O Leste europeu certamente tem o fantasma do comunismo e, como tal, diríamos que todas as iniciativas que parecem tender um pouco mais para ideias de esquerda são logo qualificadas como comunistas e levantam esse fantasma. Claramente. E, portanto, diríamos, para o Leste europeu, atitudes da Igreja na América Latina são atitudes comunistas, evidentemente. Para a América Latina, atitudes dos países do Leste europeu são atitudes fascistas.

Este tipo de etiquetas são etiquetas que com facilidade se colocam. Mas é preciso perceber, de facto, os caminhos diferentes. E, se os caminhos são diferentes, nós temos que assumir essa pluralidade. Nós não temos, neste momento, estrutura que possibilite muito essa pluralidade, porque é tudo pretensamente igual. Sai tudo, em certa medida, de uma central e pretende a construção de um catolicismo absolutamente igual.

Nós estamos a ver, apenas do ponto de vista disciplinar e ritual, as tentativas de um rito da Amazónia e, no entanto, o processo, tal como está a continuar, ainda revela que ainda há uma mentalidade absolutamente central. Ou seja, a tentativa de elaborar um rito local a partir do local embate sempre com a ideia que ainda prevalece, de que Roma é que sabe como resolver a questão e, portanto, intromete-se diretamente para resolver a questão.

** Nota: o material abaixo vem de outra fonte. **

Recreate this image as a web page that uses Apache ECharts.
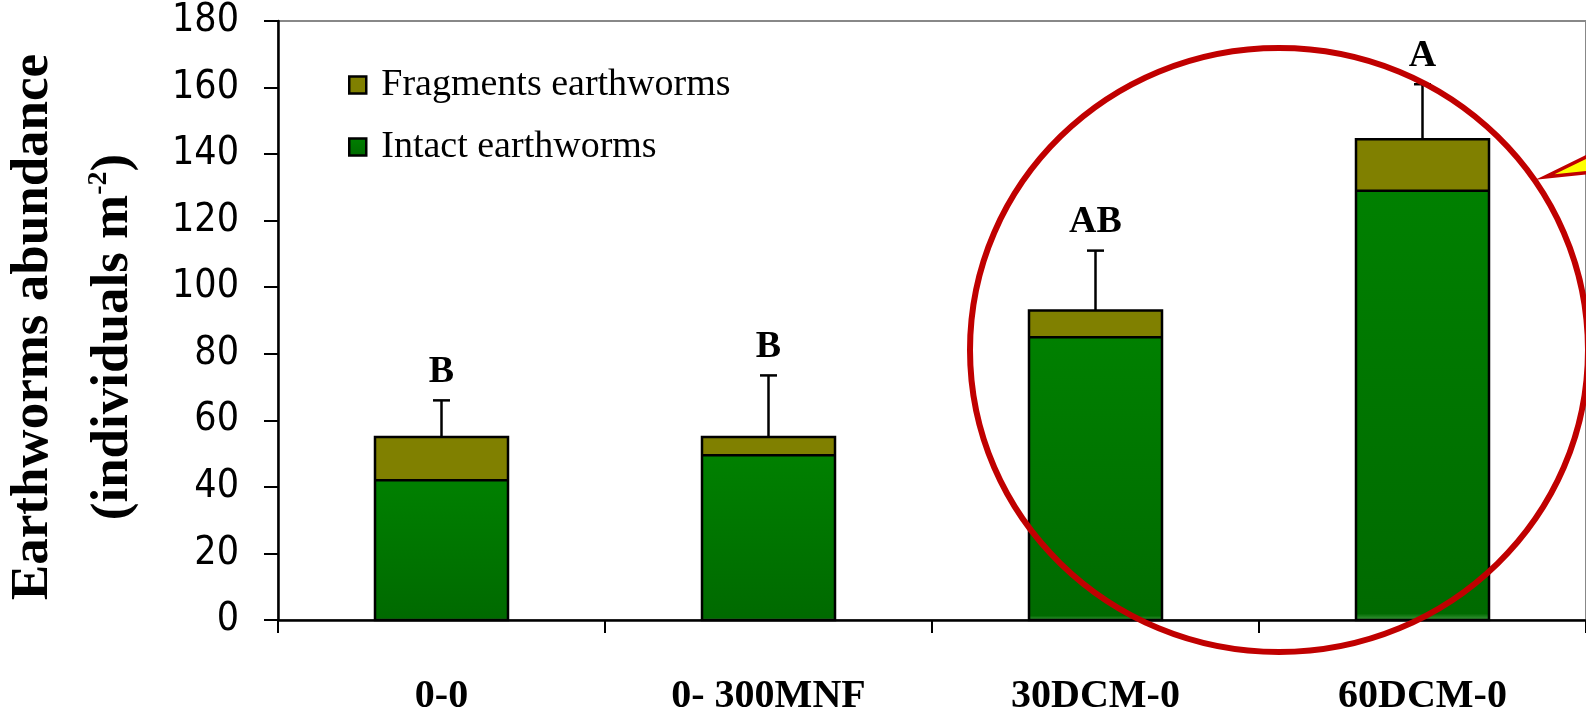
<!DOCTYPE html>
<html>
<head>
<meta charset="utf-8">
<script src="https://cdn.jsdelivr.net/npm/echarts@6/dist/echarts.min.js"></script>
<style>
html,body{margin:0;padding:0;background:#fff;}
#chart{width:1586px;height:717px;}
</style>
</head>
<body>
<div id="chart"></div>
<script>
// ---- data ----
const categories = ['0-0', '0- 300MNF', '30DCM-0', '60DCM-0'];
const intact = [42, 49.5, 85, 129];
const fragments = [13, 5.5, 8, 15.5];
const errorUp = [11, 18.5, 18, 16.5];
const letters = ['B', 'B', 'AB', 'A'];
const yMin = 0, yMax = 180, yStep = 20;

const SERIF = '"Liberation Serif","Times New Roman",serif';
const NARROW = '"Liberation Sans Narrow","DejaVu Sans Condensed","Liberation Sans",sans-serif';
const BAR_W = 133;

const outlineData = categories.map((c, i) => [i, intact[i], intact[i] + fragments[i], intact[i] + fragments[i] + errorUp[i]]);

const chart = echarts.init(document.getElementById('chart'));
chart.setOption({
  animation: false,
  backgroundColor: '#fff',
  grid: {
    left: 278, top: 21, width: 1316, height: 600,
    show: true, borderColor: '#888', borderWidth: 2, backgroundColor: 'transparent'
  },
  legend: {
    orient: 'vertical',
    left: 343, top: 60,
    itemWidth: 17, itemHeight: 17, itemGap: 22,
    icon: 'rect',
    data: ['Fragments earthworms', 'Intact earthworms'],
    itemStyle: { borderColor: '#000', borderWidth: 2.5 },
    textStyle: { fontFamily: SERIF, fontSize: 38, color: '#000', lineHeight: 40, padding: [0, 0, 0, 10] }
  },
  xAxis: {
    type: 'category',
    data: categories,
    axisLine: { lineStyle: { color: '#000', width: 2.5 } },
    axisTick: { show: true, inside: false, length: 13, alignWithLabel: false, lineStyle: { color: '#000', width: 2 } },
    axisLabel: { interval: 0, margin: 57, fontFamily: SERIF, fontWeight: 'bold', fontSize: 40, color: '#000' },
    splitLine: { show: false }
  },
  yAxis: {
    type: 'value',
    min: yMin, max: yMax, interval: yStep,
    axisLine: { show: true, lineStyle: { color: '#000', width: 2.5 } },
    axisTick: { show: true, inside: false, length: 14, lineStyle: { color: '#000', width: 2 } },
    axisLabel: { margin: 39, fontFamily: NARROW, fontSize: 39, color: '#000', padding: [8, 0, 0, 0] },
    splitLine: { show: false }
  },
  series: [
    {
      name: 'Intact earthworms', type: 'bar', stack: 'a', barWidth: BAR_W,
      data: intact,
      itemStyle: {
        color: new echarts.graphic.LinearGradient(0, 0, 0, 1, [
          { offset: 0, color: '#008000' }, { offset: 0.985, color: '#006a00' }, { offset: 1, color: '#3d983d' }
        ]),
        borderWidth: 0
      }
    },
    {
      name: 'Fragments earthworms', type: 'bar', stack: 'a', barWidth: BAR_W,
      data: fragments,
      itemStyle: { color: '#808000', borderWidth: 0 }
    },
    {
      name: 'outline', type: 'custom', z: 5,
      data: outlineData,
      renderItem: function (params, api) {
        const i = api.value(0);
        const pBase = api.coord([i, 0]);
        const pMid = api.coord([i, api.value(1)]);
        const pTop = api.coord([i, api.value(2)]);
        const pErr = api.coord([i, api.value(3)]);
        const x0 = pBase[0] - BAR_W / 2, x1 = pBase[0] + BAR_W / 2;
        const ls = { stroke: '#000', lineWidth: 2.5 };
        return {
          type: 'group',
          children: [
            { type: 'rect', shape: { x: x0, y: pTop[1], width: BAR_W, height: pBase[1] - pTop[1] }, style: { fill: 'none', stroke: '#000', lineWidth: 2.5 } },
            { type: 'line', shape: { x1: x0, y1: pMid[1], x2: x1, y2: pMid[1] }, style: ls },
            { type: 'line', shape: { x1: pTop[0], y1: pTop[1], x2: pErr[0], y2: pErr[1] }, style: ls },
            { type: 'line', shape: { x1: pErr[0] - 8.5, y1: pErr[1], x2: pErr[0] + 8.5, y2: pErr[1] }, style: ls },
            { type: 'text', x: pErr[0], y: pErr[1] - 28,
              style: { text: letters[i], fill: '#000', font: 'bold 38px ' + SERIF, align: 'center', verticalAlign: 'middle' } }
          ]
        };
      }
    }
  ],
  graphic: [
    { type: 'text', x: 33, y: 327, rotation: Math.PI / 2,
      style: { text: 'Earthworms abundance', fill: '#000', font: 'bold 53px ' + SERIF, align: 'center', verticalAlign: 'middle' } },
    { type: 'text', x: 113, y: 337, rotation: Math.PI / 2,
      style: {
        text: '{a|(individuals m}{s|-2}{a|)}', align: 'center', verticalAlign: 'middle',
        rich: {
          a: { fontFamily: SERIF, fontWeight: 'bold', fontSize: 53, lineHeight: 56, fill: '#000' },
          s: { fontFamily: SERIF, fontWeight: 'bold', fontSize: 28, lineHeight: 56, verticalAlign: 'top', fill: '#000' }
        }
      } },
    { type: 'ellipse', z: 100, shape: { cx: 1279, cy: 350, rx: 309, ry: 302 },
      style: { fill: 'none', stroke: '#c00000', lineWidth: 6 } },
    { type: 'polygon', z: 100, shape: { points: [[1545, 177], [1592, 154], [1592, 172]] },
      style: { fill: '#ffff00', stroke: '#c00000', lineWidth: 3.5 } }
  ]
});
</script>
</body>
</html>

Roma tem que validar no final e pode sugerir correções e tudo isso. Somos uma única Igreja Católica, não vamos ficar fragmentos, não é? Isso sim. Mas Roma tem que assumir o papel que assumiu na história para trás. Não nos últimos dois séculos; antes, que era a última palavra.

Os assuntos trabalham-se localmente, através de um certo grupo, e, no final, há uma validação da parte de Roma. E, quando não há um acordo suficiente local, Roma depois tem que decidir, de facto, dar a última palavra. Mas é a última, não é a primeira.

Depois, a partir do século XIX, nós constituímos um modelo em que Roma tem a primeira e última palavra e a do meio. Ou seja, na prática, elabora uma espécie de programa mundial para a Igreja Católica que sai de lá e tem que regressar lá. Esse tipo de modelo depois não funciona.